** Data block **
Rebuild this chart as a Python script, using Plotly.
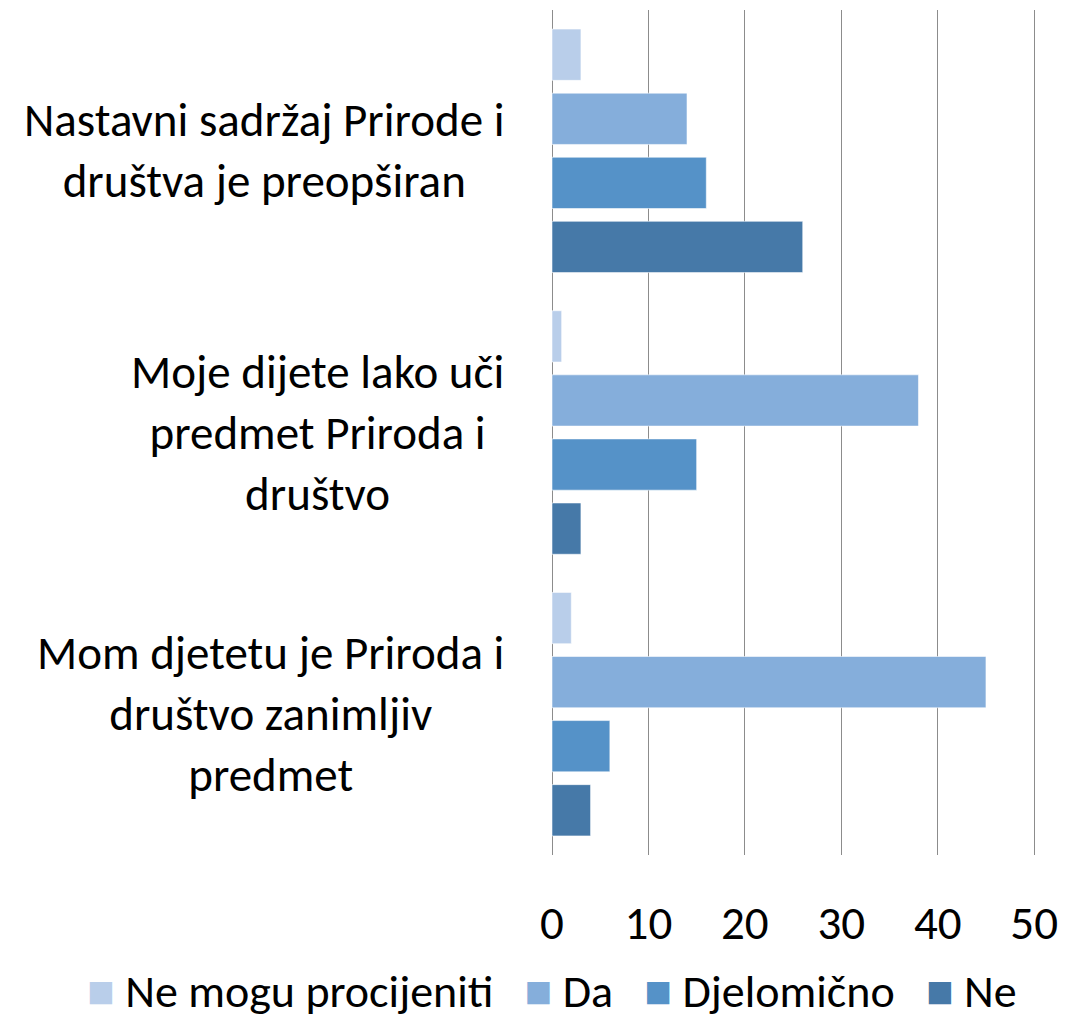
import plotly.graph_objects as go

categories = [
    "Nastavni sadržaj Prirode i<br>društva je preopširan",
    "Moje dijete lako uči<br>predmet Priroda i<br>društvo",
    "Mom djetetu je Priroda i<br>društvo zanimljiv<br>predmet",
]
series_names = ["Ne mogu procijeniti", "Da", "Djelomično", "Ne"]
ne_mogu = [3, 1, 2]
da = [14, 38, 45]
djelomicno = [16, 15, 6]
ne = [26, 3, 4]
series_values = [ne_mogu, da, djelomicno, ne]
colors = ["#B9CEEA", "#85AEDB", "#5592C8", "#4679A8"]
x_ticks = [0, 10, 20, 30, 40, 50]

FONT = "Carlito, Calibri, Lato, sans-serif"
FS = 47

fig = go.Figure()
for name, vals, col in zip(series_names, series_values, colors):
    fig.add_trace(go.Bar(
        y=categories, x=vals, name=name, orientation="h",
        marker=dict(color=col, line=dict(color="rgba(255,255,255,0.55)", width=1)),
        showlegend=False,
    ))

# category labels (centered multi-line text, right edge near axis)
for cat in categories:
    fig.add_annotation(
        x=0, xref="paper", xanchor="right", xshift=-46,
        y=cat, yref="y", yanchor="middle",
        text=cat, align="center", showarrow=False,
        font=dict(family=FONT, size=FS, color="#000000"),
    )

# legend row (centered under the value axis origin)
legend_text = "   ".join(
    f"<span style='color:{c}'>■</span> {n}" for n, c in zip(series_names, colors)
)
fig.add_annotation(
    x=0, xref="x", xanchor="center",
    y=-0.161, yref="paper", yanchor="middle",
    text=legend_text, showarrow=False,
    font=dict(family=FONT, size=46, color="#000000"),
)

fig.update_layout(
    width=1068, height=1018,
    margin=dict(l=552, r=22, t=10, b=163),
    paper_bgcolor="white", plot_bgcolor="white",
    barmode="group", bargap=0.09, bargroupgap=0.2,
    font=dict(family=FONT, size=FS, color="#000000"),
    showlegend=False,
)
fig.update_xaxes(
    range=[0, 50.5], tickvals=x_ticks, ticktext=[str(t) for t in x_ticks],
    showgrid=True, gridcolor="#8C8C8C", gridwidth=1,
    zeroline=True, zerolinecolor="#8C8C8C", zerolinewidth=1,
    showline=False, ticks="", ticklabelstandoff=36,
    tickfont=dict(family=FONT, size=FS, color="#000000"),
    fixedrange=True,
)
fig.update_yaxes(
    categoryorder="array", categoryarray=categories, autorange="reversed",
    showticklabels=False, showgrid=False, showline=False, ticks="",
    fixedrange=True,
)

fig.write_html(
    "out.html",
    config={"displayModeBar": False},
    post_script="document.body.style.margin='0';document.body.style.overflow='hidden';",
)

** Problem description **
Retype everything in the material word for word, minus pictures.

** Exercise solution **
Rebuild this chart as a Python script, using Plotly.
import plotly.graph_objects as go

categories = [
    "Nastavni sadržaj Prirode i<br>društva je preopširan",
    "Moje dijete lako uči<br>predmet Priroda i<br>društvo",
    "Mom djetetu je Priroda i<br>društvo zanimljiv<br>predmet",
]
series_names = ["Ne mogu procijeniti", "Da", "Djelomično", "Ne"]
ne_mogu = [3, 1, 2]
da = [14, 38, 45]
djelomicno = [16, 15, 6]
ne = [26, 3, 4]
series_values = [ne_mogu, da, djelomicno, ne]
colors = ["#B9CEEA", "#85AEDB", "#5592C8", "#4679A8"]
x_ticks = [0, 10, 20, 30, 40, 50]

FONT = "Carlito, Calibri, Lato, sans-serif"
FS = 47

fig = go.Figure()
for name, vals, col in zip(series_names, series_values, colors):
    fig.add_trace(go.Bar(
        y=categories, x=vals, name=name, orientation="h",
        marker=dict(color=col, line=dict(color="rgba(255,255,255,0.55)", width=1)),
        showlegend=False,
    ))

# category labels (centered multi-line text, right edge near axis)
for cat in categories:
    fig.add_annotation(
        x=0, xref="paper", xanchor="right", xshift=-46,
        y=cat, yref="y", yanchor="middle",
        text=cat, align="center", showarrow=False,
        font=dict(family=FONT, size=FS, color="#000000"),
    )

# legend row (centered under the value axis origin)
legend_text = "   ".join(
    f"<span style='color:{c}'>■</span> {n}" for n, c in zip(series_names, colors)
)
fig.add_annotation(
    x=0, xref="x", xanchor="center",
    y=-0.161, yref="paper", yanchor="middle",
    text=legend_text, showarrow=False,
    font=dict(family=FONT, size=46, color="#000000"),
)

fig.update_layout(
    width=1068, height=1018,
    margin=dict(l=552, r=22, t=10, b=163),
    paper_bgcolor="white", plot_bgcolor="white",
    barmode="group", bargap=0.09, bargroupgap=0.2,
    font=dict(family=FONT, size=FS, color="#000000"),
    showlegend=False,
)
fig.update_xaxes(
    range=[0, 50.5], tickvals=x_ticks, ticktext=[str(t) for t in x_ticks],
    showgrid=True, gridcolor="#8C8C8C", gridwidth=1,
    zeroline=True, zerolinecolor="#8C8C8C", zerolinewidth=1,
    showline=False, ticks="", ticklabelstandoff=36,
    tickfont=dict(family=FONT, size=FS, color="#000000"),
    fixedrange=True,
)
fig.update_yaxes(
    categoryorder="array", categoryarray=categories, autorange="reversed",
    showticklabels=False, showgrid=False, showline=False, ticks="",
    fixedrange=True,
)

fig.write_html(
    "out.html",
    config={"displayModeBar": False},
    post_script="document.body.style.margin='0';document.body.style.overflow='hidden';",
)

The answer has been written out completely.